_Instructions to follow:_ Gather each line of the records where "this" appears.

_Dataset excerpts:_
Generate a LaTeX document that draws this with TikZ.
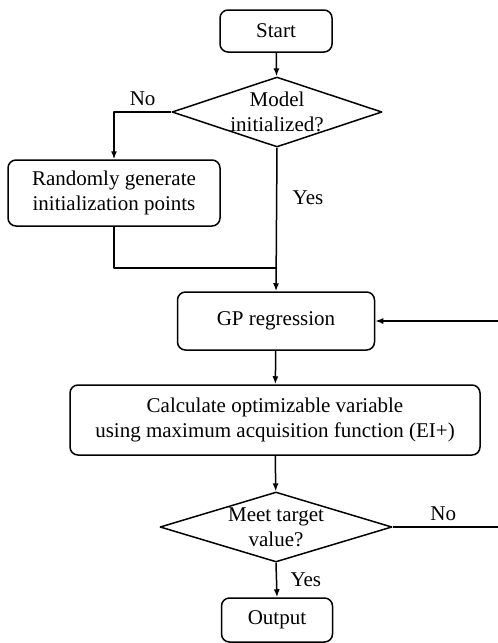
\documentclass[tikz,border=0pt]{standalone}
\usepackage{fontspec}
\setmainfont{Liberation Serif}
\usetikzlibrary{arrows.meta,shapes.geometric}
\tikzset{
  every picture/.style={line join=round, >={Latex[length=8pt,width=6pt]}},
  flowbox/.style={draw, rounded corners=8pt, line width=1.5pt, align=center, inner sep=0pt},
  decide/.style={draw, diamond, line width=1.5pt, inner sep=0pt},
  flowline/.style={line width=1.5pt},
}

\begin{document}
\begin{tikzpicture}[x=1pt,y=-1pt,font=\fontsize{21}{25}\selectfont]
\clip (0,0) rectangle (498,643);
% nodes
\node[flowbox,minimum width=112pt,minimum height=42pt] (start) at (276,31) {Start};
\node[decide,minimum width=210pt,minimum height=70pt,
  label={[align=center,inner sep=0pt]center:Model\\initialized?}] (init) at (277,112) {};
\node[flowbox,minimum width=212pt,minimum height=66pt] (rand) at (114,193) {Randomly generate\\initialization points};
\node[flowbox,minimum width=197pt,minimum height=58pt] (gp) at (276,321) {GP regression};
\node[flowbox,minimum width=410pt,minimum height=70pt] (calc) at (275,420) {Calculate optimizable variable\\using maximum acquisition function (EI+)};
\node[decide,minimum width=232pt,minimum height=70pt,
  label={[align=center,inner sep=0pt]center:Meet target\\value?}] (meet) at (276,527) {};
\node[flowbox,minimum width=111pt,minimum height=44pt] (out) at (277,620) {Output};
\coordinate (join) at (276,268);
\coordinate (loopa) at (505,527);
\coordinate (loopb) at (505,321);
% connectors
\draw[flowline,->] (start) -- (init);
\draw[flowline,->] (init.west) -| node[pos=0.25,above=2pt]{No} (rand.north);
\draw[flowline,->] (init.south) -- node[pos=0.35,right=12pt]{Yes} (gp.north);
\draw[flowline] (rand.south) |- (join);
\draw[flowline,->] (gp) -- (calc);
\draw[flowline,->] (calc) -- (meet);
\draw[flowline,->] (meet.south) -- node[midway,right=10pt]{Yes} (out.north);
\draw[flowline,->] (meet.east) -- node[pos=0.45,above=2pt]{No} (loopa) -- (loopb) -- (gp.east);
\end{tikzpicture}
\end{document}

--

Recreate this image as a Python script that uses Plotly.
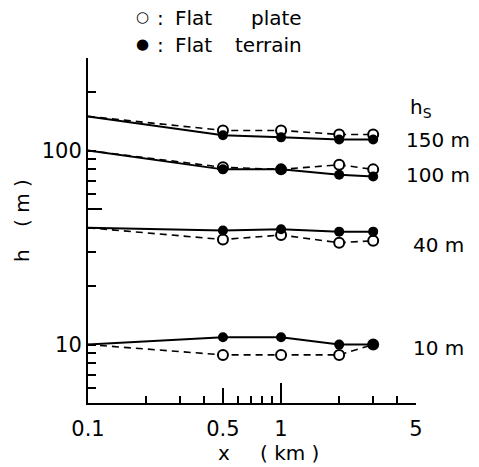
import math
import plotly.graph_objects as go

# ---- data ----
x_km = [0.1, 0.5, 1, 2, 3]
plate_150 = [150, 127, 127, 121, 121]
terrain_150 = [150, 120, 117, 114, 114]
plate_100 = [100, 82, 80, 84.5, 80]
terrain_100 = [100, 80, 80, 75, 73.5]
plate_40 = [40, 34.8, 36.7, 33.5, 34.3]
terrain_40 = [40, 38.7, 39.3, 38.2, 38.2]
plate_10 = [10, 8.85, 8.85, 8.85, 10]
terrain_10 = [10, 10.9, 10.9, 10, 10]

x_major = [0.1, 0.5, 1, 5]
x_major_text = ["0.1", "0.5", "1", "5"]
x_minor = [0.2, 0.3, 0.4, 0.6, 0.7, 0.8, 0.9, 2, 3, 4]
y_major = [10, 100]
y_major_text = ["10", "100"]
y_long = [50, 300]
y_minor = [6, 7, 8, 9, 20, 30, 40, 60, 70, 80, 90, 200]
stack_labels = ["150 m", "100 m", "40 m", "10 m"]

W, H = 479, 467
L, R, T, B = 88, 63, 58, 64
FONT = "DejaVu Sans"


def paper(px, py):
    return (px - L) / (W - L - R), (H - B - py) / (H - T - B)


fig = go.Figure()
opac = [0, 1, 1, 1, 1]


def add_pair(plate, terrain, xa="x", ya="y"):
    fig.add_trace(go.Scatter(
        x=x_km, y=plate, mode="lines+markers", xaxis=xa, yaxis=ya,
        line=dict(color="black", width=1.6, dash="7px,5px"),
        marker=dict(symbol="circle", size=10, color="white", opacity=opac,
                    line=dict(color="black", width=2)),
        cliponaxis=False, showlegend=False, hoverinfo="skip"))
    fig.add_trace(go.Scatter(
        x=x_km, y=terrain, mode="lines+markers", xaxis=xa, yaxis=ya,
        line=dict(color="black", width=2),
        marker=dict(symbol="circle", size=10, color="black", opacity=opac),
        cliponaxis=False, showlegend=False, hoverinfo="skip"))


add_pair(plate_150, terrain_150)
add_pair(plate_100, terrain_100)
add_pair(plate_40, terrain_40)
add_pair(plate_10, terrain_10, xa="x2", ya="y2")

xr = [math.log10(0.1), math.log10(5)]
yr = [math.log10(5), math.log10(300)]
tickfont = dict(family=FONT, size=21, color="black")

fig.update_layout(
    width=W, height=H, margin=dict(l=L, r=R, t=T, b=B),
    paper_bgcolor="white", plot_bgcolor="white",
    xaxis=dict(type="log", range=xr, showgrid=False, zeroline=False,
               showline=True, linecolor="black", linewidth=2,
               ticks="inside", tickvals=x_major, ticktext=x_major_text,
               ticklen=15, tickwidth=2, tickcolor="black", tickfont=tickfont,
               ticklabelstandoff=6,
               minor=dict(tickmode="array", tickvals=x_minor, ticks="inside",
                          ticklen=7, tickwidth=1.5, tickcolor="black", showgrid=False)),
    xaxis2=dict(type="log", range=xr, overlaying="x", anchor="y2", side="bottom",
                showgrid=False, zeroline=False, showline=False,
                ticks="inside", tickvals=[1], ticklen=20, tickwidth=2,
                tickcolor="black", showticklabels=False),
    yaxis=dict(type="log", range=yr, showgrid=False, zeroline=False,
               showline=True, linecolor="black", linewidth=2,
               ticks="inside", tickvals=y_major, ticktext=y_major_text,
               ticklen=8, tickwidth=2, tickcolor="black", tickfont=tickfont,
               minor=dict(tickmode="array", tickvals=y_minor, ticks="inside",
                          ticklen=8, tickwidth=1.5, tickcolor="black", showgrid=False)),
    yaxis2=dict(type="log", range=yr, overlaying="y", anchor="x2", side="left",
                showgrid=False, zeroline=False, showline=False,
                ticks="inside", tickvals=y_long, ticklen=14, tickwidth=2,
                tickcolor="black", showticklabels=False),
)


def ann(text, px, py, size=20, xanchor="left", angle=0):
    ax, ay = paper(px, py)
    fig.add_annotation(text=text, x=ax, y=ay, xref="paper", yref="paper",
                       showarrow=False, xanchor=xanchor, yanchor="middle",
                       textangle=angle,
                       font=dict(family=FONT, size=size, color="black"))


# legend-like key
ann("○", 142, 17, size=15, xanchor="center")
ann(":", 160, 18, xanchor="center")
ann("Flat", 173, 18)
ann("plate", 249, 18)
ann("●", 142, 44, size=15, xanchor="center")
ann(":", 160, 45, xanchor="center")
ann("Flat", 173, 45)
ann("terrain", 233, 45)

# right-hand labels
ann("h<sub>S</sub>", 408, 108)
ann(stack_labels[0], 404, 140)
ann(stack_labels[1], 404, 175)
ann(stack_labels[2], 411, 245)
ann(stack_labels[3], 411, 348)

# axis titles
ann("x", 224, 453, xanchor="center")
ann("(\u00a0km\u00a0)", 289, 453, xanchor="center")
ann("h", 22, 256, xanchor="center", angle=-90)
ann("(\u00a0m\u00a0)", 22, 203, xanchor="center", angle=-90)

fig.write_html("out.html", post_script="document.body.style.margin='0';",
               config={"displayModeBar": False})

_Exercise solution:_
Generate a LaTeX document that draws this with TikZ.
Recreate this image as a Python script that uses Plotly.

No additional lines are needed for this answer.